Recipes » Side Dishes » Red Potatoes With Greens
T. Colin Campbell Center for Nutrition Studies

Ingredients

  • 4 red potatoes
  • 1 bunch in-season greens (kale, swiss chard, collards etc)
  • ½ tsp black pepper
  • 1 onion, thinly sliced
  • ½ tsp paprika
  • 2 garlic cloves, minced
  • 2 tsp reduced-sodium soy sauce
  • Water or low-sodium vegetable broth for sautéing

Instructions

  • 1. Scrub the potatoes and cut into 1/2 inch cubes or wedges. Steam over boiling water until just tender (around 15 minutes) when pierced with a fork. Rinse with cold water then drain and set aside.
  • 2. Rinse the greens then remove any tough stems.

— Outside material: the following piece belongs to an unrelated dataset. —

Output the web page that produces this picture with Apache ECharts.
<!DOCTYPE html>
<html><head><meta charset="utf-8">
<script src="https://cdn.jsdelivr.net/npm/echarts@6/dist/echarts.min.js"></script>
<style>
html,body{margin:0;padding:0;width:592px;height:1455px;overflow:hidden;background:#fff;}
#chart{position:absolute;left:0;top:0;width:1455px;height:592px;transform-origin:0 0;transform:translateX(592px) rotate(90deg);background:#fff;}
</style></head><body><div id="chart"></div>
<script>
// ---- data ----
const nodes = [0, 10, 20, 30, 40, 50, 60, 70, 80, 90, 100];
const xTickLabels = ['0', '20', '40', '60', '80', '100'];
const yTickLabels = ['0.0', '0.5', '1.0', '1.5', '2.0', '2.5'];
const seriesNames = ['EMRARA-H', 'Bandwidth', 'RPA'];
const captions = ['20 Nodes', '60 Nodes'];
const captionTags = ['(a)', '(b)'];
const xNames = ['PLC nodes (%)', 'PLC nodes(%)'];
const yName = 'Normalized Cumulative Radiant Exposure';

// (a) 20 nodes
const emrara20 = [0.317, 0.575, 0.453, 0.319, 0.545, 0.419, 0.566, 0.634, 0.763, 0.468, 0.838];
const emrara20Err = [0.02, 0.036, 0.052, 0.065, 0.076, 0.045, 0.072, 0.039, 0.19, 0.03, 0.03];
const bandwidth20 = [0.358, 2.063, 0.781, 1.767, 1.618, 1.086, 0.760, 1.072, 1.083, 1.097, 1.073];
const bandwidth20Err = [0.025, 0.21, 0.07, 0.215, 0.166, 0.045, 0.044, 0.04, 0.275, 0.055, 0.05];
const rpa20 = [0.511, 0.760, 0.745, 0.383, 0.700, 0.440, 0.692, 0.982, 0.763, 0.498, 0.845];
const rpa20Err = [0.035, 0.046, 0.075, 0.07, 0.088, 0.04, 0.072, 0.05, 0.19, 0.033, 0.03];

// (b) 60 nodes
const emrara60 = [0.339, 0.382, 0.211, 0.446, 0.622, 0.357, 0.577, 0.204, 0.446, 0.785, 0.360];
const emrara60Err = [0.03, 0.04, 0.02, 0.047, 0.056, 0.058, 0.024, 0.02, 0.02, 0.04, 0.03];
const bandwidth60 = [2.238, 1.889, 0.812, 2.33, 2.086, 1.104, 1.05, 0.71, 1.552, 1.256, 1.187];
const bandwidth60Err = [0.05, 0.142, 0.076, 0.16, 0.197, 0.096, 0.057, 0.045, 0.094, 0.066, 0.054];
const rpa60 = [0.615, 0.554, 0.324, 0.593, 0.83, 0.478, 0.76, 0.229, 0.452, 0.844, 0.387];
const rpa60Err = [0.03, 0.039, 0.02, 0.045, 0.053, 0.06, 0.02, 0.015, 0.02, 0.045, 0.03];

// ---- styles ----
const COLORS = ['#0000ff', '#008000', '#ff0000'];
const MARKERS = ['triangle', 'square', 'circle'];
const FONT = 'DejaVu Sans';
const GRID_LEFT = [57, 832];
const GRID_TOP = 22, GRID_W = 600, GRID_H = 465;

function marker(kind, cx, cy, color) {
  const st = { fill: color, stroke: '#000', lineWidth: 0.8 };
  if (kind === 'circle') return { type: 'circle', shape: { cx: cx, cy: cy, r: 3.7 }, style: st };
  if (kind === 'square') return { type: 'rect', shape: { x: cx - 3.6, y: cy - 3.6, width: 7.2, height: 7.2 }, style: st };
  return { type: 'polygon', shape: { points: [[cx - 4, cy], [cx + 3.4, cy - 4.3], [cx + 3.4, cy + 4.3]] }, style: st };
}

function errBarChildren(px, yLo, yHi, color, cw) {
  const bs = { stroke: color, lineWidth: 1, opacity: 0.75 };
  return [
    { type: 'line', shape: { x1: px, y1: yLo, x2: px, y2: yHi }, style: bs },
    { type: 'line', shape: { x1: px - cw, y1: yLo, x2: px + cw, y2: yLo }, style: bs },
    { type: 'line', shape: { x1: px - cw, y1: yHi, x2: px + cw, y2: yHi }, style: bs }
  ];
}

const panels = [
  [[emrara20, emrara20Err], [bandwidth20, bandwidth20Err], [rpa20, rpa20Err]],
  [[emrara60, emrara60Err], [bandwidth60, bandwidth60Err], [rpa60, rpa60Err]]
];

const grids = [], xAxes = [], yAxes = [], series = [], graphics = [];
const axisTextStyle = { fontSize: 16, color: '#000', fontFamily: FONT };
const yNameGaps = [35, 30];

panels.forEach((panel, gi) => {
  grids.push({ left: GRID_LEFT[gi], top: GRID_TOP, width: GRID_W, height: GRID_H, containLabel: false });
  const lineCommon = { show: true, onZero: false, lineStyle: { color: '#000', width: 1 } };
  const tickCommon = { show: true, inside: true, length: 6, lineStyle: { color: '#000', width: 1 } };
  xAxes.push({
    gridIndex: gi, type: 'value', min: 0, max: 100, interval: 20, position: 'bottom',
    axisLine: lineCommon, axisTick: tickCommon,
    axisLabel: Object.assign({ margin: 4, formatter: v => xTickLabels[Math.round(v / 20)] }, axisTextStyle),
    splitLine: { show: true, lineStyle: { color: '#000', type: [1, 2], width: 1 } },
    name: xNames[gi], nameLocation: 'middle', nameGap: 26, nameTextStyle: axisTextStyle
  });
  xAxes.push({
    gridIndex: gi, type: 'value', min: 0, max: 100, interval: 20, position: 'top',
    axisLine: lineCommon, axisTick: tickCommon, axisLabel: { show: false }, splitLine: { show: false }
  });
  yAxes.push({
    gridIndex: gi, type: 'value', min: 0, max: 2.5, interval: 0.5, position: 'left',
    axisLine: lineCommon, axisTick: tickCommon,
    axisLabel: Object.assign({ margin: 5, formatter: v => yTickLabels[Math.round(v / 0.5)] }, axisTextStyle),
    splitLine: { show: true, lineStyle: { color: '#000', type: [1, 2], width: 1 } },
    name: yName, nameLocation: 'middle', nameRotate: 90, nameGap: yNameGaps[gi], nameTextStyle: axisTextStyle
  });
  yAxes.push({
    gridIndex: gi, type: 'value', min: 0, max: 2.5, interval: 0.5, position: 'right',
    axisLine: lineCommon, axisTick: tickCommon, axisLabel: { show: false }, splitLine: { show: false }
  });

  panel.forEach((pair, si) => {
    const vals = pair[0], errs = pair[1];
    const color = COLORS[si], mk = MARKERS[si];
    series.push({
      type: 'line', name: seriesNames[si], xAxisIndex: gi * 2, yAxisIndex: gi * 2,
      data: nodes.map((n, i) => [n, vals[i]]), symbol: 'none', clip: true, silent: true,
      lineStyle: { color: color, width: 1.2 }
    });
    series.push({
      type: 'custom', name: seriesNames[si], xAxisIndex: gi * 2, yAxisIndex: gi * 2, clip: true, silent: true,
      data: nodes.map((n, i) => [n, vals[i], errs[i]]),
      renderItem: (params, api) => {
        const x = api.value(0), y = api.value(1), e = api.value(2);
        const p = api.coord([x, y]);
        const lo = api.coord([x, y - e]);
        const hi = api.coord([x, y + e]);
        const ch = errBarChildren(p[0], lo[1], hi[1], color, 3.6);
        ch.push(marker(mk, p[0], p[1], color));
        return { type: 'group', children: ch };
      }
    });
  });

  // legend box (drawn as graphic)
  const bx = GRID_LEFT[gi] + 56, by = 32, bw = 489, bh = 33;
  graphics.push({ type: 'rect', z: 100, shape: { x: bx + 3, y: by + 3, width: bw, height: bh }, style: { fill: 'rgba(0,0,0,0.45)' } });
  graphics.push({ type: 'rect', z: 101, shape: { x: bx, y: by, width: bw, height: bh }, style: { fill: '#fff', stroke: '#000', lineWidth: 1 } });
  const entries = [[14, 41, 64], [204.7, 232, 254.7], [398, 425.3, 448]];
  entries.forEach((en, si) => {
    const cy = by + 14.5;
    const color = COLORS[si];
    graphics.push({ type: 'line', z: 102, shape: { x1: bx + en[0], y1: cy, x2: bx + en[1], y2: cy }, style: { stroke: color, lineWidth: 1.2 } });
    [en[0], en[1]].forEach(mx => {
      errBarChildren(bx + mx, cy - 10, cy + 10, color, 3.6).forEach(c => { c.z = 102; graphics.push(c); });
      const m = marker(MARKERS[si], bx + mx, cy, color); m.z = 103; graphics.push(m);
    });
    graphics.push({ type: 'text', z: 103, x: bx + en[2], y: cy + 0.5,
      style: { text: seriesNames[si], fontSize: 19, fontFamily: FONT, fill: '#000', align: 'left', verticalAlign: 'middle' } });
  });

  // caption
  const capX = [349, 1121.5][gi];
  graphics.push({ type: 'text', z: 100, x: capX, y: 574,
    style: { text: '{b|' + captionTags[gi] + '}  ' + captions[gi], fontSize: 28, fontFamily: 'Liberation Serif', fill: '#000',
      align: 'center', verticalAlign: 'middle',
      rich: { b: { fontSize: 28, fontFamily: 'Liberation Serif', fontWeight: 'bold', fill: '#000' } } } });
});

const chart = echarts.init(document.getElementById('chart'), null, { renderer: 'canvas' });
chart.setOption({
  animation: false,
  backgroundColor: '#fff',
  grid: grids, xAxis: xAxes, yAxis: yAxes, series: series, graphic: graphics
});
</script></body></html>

Cut or tear the leaves into small pieces.
  • 3. Heat water or broth in a large skillet and add the onion and garlic. Sauté until soft.
  • 4. Add the cooked potatoes, pepper, and paprika. Use a spatula to turn the mixture gently and mix all the ingredients.
  • 5. Spread the greens over the top of the potato mixture. Sprinkle with soy sauce. Cover and cook, turning occasionally, until tender.